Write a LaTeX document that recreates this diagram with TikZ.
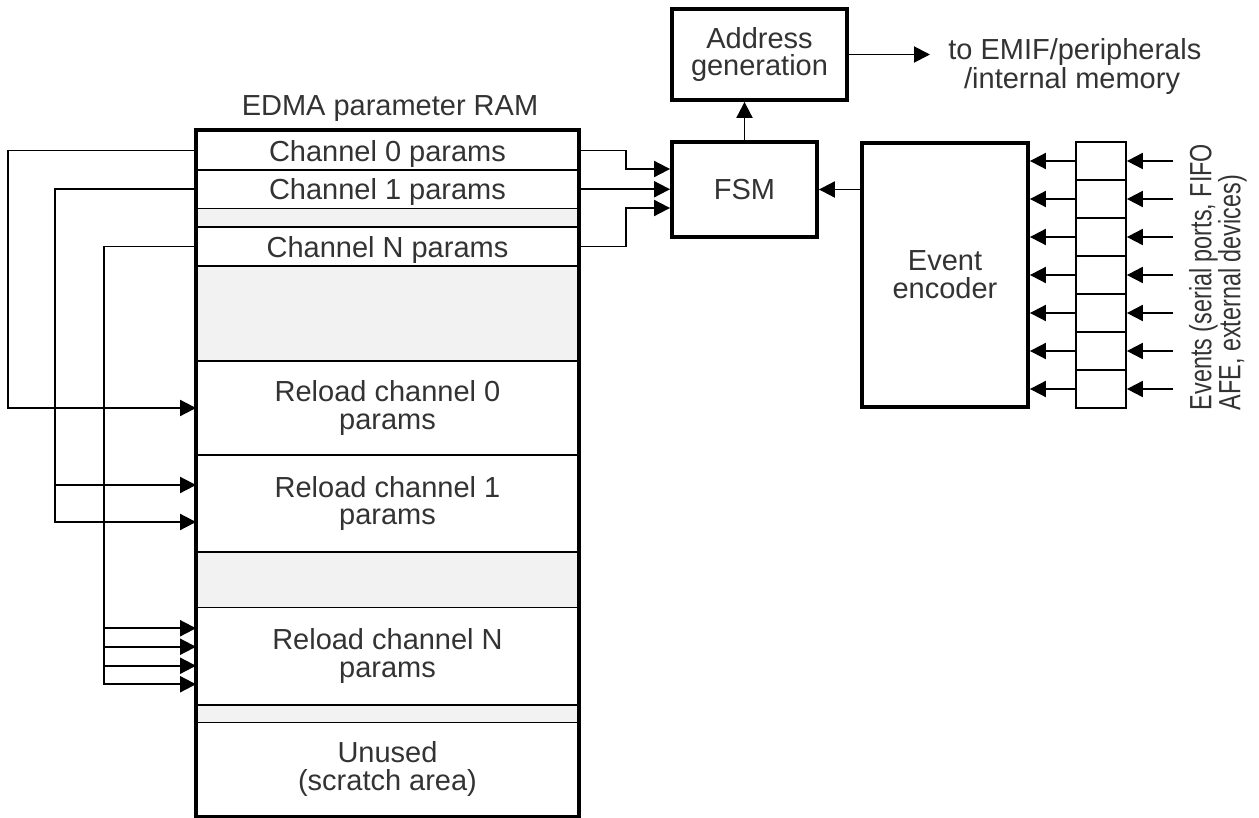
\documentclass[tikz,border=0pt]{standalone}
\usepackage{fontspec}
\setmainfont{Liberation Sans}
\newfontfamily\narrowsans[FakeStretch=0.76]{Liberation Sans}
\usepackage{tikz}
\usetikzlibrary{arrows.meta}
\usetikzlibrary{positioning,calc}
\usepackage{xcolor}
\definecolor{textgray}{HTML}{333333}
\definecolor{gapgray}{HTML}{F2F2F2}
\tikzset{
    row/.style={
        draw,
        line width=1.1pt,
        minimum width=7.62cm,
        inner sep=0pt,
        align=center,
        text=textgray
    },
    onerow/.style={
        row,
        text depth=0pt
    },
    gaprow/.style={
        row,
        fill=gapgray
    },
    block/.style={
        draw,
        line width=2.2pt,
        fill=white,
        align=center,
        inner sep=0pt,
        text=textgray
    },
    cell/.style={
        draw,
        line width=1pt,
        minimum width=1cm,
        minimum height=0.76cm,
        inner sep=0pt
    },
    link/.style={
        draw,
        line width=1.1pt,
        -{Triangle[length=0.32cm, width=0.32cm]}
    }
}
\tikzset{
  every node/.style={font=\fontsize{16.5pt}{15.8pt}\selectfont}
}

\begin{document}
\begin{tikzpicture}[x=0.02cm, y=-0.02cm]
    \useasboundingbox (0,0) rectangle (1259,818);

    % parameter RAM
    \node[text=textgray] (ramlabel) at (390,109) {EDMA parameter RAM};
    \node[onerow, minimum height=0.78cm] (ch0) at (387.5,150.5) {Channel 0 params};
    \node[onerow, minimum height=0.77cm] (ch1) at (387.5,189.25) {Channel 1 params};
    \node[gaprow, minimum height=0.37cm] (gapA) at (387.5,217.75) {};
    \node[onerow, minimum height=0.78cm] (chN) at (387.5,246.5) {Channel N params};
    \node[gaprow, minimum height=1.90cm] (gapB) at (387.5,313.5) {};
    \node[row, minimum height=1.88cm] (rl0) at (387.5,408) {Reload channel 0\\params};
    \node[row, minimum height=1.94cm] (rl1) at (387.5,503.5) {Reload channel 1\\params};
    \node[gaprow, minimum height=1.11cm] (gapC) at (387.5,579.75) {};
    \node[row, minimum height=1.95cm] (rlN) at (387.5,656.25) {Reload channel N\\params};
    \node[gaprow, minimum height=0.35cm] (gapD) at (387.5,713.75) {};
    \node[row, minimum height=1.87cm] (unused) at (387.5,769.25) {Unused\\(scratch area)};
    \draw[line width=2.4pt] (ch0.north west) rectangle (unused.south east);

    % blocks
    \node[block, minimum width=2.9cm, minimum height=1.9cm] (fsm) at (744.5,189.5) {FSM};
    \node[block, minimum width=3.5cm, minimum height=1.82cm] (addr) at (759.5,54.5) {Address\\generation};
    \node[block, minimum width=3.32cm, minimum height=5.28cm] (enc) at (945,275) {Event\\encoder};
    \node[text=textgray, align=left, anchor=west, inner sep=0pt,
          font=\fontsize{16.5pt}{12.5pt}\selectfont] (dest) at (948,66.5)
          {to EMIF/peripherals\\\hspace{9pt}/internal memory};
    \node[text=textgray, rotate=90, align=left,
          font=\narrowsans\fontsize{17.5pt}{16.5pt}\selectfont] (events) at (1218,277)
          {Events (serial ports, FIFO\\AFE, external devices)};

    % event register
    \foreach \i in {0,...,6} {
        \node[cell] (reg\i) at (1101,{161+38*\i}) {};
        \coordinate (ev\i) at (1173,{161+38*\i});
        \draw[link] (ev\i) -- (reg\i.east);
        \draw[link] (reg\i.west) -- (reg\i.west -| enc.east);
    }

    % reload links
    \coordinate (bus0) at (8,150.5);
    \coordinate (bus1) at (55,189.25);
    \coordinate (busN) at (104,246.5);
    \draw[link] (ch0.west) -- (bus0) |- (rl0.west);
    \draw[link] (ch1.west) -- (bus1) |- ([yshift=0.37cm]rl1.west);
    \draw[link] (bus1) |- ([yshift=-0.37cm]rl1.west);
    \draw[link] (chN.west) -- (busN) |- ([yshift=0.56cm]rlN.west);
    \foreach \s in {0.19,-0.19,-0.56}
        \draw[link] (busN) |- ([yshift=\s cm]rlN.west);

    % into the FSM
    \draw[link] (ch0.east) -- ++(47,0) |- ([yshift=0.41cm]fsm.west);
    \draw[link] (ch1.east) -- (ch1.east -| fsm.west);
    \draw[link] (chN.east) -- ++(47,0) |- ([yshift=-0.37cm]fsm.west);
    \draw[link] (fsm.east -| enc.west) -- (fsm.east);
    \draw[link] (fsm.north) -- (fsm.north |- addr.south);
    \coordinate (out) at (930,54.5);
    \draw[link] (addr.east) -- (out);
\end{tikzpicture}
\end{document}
⁂
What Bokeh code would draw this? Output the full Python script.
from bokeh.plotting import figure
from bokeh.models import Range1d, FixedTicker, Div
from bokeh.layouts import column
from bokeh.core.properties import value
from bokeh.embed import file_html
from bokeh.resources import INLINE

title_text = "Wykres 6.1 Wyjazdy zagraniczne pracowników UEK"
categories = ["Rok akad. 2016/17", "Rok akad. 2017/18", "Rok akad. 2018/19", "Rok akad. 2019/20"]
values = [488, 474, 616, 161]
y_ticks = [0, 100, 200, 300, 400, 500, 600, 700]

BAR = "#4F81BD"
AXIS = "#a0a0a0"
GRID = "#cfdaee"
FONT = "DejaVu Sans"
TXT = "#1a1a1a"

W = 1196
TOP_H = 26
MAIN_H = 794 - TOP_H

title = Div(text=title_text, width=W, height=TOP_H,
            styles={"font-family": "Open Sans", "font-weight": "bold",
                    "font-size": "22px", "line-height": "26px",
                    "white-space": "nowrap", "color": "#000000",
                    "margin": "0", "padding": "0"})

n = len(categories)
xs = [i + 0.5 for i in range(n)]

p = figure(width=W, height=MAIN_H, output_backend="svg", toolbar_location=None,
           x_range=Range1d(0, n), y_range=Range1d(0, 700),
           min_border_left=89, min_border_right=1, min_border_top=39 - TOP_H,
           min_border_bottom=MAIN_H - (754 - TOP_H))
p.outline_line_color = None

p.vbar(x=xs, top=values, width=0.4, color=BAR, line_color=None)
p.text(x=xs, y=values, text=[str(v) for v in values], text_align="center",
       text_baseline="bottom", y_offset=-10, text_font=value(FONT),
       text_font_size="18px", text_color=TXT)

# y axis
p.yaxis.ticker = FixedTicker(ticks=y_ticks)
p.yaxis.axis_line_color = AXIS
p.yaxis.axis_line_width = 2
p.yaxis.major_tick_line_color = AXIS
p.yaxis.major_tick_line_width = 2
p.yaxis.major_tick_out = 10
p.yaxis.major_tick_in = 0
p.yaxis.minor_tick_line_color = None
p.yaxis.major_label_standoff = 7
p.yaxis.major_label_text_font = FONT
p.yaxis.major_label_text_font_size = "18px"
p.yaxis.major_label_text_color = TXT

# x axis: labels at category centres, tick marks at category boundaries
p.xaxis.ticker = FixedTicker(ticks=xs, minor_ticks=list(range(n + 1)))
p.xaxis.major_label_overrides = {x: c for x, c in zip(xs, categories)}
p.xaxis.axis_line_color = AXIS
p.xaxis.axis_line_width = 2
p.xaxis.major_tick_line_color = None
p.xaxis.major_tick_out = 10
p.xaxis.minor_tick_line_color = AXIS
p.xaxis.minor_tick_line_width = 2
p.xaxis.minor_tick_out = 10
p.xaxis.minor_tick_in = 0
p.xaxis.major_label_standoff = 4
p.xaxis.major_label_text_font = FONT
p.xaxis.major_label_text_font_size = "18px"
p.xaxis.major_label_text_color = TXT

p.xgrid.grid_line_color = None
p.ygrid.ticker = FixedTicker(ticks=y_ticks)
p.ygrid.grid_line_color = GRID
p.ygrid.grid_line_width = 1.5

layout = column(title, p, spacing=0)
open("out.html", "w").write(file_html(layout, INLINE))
⁂
What this task involves: Repeat exactly the lines from the one containing "What Bokeh code" to the one containing "MAIN_H = 794 - TOP_H", both lines included, and nothing else.

Solution:
What Bokeh code would draw this? Output the full Python script.
from bokeh.plotting import figure
from bokeh.models import Range1d, FixedTicker, Div
from bokeh.layouts import column
from bokeh.core.properties import value
from bokeh.embed import file_html
from bokeh.resources import INLINE

title_text = "Wykres 6.1 Wyjazdy zagraniczne pracowników UEK"
categories = ["Rok akad. 2016/17", "Rok akad. 2017/18", "Rok akad. 2018/19", "Rok akad. 2019/20"]
values = [488, 474, 616, 161]
y_ticks = [0, 100, 200, 300, 400, 500, 600, 700]

BAR = "#4F81BD"
AXIS = "#a0a0a0"
GRID = "#cfdaee"
FONT = "DejaVu Sans"
TXT = "#1a1a1a"

W = 1196
TOP_H = 26
MAIN_H = 794 - TOP_H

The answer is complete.